David Fincher took a risk with this picture, I think. Fincher has a distinct look in his films and The Social Network does not really fit that look. Fincher decides the story, the dialogue and the characters can tell this story and they just need someone to gently point them in the right direction. Fincher does the job exactly how he should. He does get to add his touch, with the colors, especially the way the movie transforms the color scheme when the action moves to Los Angeles. I also love the way he shot the Regatta race. I like that he included the Regatta race. I am not sure it is totally needed, but it added something to the Wilklevoss characters. It kind of makes you ache for them a bit. I love the way the camera or the way it was edited can totally change a moment and capture the tiniest moment from Zuckerberg. The score is also top notch. Reznor's moody, cynical hypnotic searing score adds so much to the entire mood of the film, especially in the scene where Zuckerberg has created the girl rating site and the student body is exploring it.

I cannot say enough amazing things about this movie and there are probably people out there who have been able to better articulate their thoughts, but here I am four days removed from the film and all I can think about is how excited I am to see it again. The opening scene's buzzing back and forth dialogue, to Justin Timberlake's excellently delivered "A million dollar's isn't cool. You know what's cool..A Billion dollars" and everything else is stunning. The movie not only features all of this technical jargon, that sounds pretty good actually, but it has these epic lines like "Every creation myth needs a devil." Aaron Sorkin is the star of this movie, but his performance in writing it enhancing everything else we see and hear. No one knows controlling like Sorkin and here is has crafted this perfectly complex character with Mark Zuckerberg and Eisenberg plays each of those complex layers in a way that you can, at times, feel for Zuckerberg. All he wanted was this girl and in the end his inability to connect to people in a real way was his downfall. He created this perfect tool for faking real connection, while allowing us to stay completely detached and perhaps that is the only thing Zuckerberg really knows.

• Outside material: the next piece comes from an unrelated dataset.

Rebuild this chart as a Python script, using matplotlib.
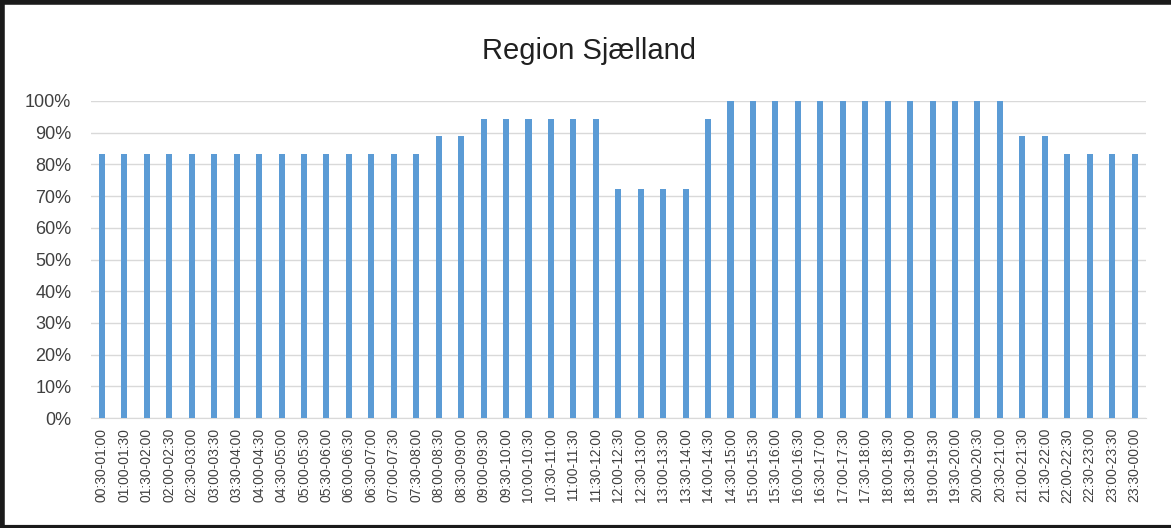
import matplotlib.pyplot as plt
from matplotlib.lines import Line2D
from matplotlib.ticker import PercentFormatter

# tidsintervaller (halve timer)
labels = ['00:30-01:00', '01:00-01:30', '01:30-02:00', '02:00-02:30', '02:30-03:00',
          '03:00-03:30', '03:30-04:00', '04:00-04:30', '04:30-05:00', '05:00-05:30',
          '05:30-06:00', '06:00-06:30', '06:30-07:00', '07:00-07:30', '07:30-08:00',
          '08:00-08:30', '08:30-09:00', '09:00-09:30', '09:30-10:00', '10:00-10:30',
          '10:30-11:00', '11:00-11:30', '11:30-12:00', '12:00-12:30', '12:30-13:00',
          '13:00-13:30', '13:30-14:00', '14:00-14:30', '14:30-15:00', '15:00-15:30',
          '15:30-16:00', '16:00-16:30', '16:30-17:00', '17:00-17:30', '17:30-18:00',
          '18:00-18:30', '18:30-19:00', '19:00-19:30', '19:30-20:00', '20:00-20:30',
          '20:30-21:00', '21:00-21:30', '21:30-22:00', '22:00-22:30', '22:30-23:00',
          '23:00-23:30', '23:30-00:00']

# andel
values = [0.833] * 15 + [0.889, 0.889] + [0.944] * 6 + [0.722] * 4 + [0.944] \
    + [1.0] * 13 + [0.889, 0.889] + [0.833] * 4

plt.rcParams['font.family'] = ['Liberation Sans', 'DejaVu Sans']

fig = plt.figure(figsize=(11.71, 5.28), dpi=100)
ax = fig.add_axes([0.0775, 0.208, 0.901, 0.601])

x = range(len(labels))
ax.bar(x, values, width=0.27, color='#5B9BD5', zorder=3)

ax.set_xlim(-0.5, len(labels) - 0.5)
ax.set_ylim(0, 1)
ax.set_yticks([i / 10 for i in range(11)])
ax.yaxis.set_major_formatter(PercentFormatter(1.0, decimals=0))
ax.set_xticks(list(x))
ax.set_xticklabels(labels, rotation=90, fontsize=10, color='#404040')
ax.tick_params(axis='y', labelsize=13, colors='#404040', length=0, pad=14)
ax.tick_params(axis='x', length=0, pad=7)
ax.grid(axis='y', color='#D9D9D9', linewidth=1, zorder=0)
for s in ['top', 'right', 'left']:
    ax.spines[s].set_visible(False)
ax.spines['bottom'].set_color('#D9D9D9')

fig.text(0.503, 0.903, 'Region Sjælland', ha='center', va='center', fontsize=21,
         color='#202020')

# sort ramme om billedet
fig.add_artist(Line2D([0, 1], [0.997, 0.997], color='#1a1a1a', linewidth=4, transform=fig.transFigure))
fig.add_artist(Line2D([0.0015, 0.0015], [0, 1], color='#1a1a1a', linewidth=4, transform=fig.transFigure))
fig.add_artist(Line2D([0, 1], [0.002, 0.002], color='#1a1a1a', linewidth=3, transform=fig.transFigure))

fig.savefig('out.png', dpi=100)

It is a fast and funny movie as well. Do not get bogged down in the idea of law stuff, or computer geek stuff. The Social Network has everything you need. It comes armed with great jokes, very smartly written jokes at that. It has teenage awkwardness. It hints at sex, it has intrigue to go along with all of the bad ass dialogue. The Social Network will most likely end up as my favorite movie of the year and to be honest, it will probably end up as one of my all time favorite movies if subsequent viewings hold up, like I expect they will. It is a case of master craftsman coming together for one amazing project and hitting it in every beat, scene, word, sound, and frame. There is not a wasted moment to be found in the very tightly paced 2 hour movie and I truly cannot wait until Friday when I can see it again.

Final Grade: A+

P.S. If "You don't get to 500 million friends without making a few enemies" is not the best tagline for a movie, show me what is?

2 comments:

Taylor said...

Yay! I'm so glad it's amazing. I can't wait to see it on Friday! And I'm still totally jealous of you. Since when does Davis get special screenings?

Anonymous said...

I'm excited to see it eventually, possibly with you, but thought you'd enjoy this fun fact. In 2004, before facebook was "cool" or "popular", I had a facebook. I initially used it in lieu of my "hotornot.com" account which fed my constant need for affirmation that I was indeed a hot young thing.

That's your fun fact for the day!!! And you are a wonderful reviewer, if anything is going to spoil a movie for me, I'm glad it's your writing.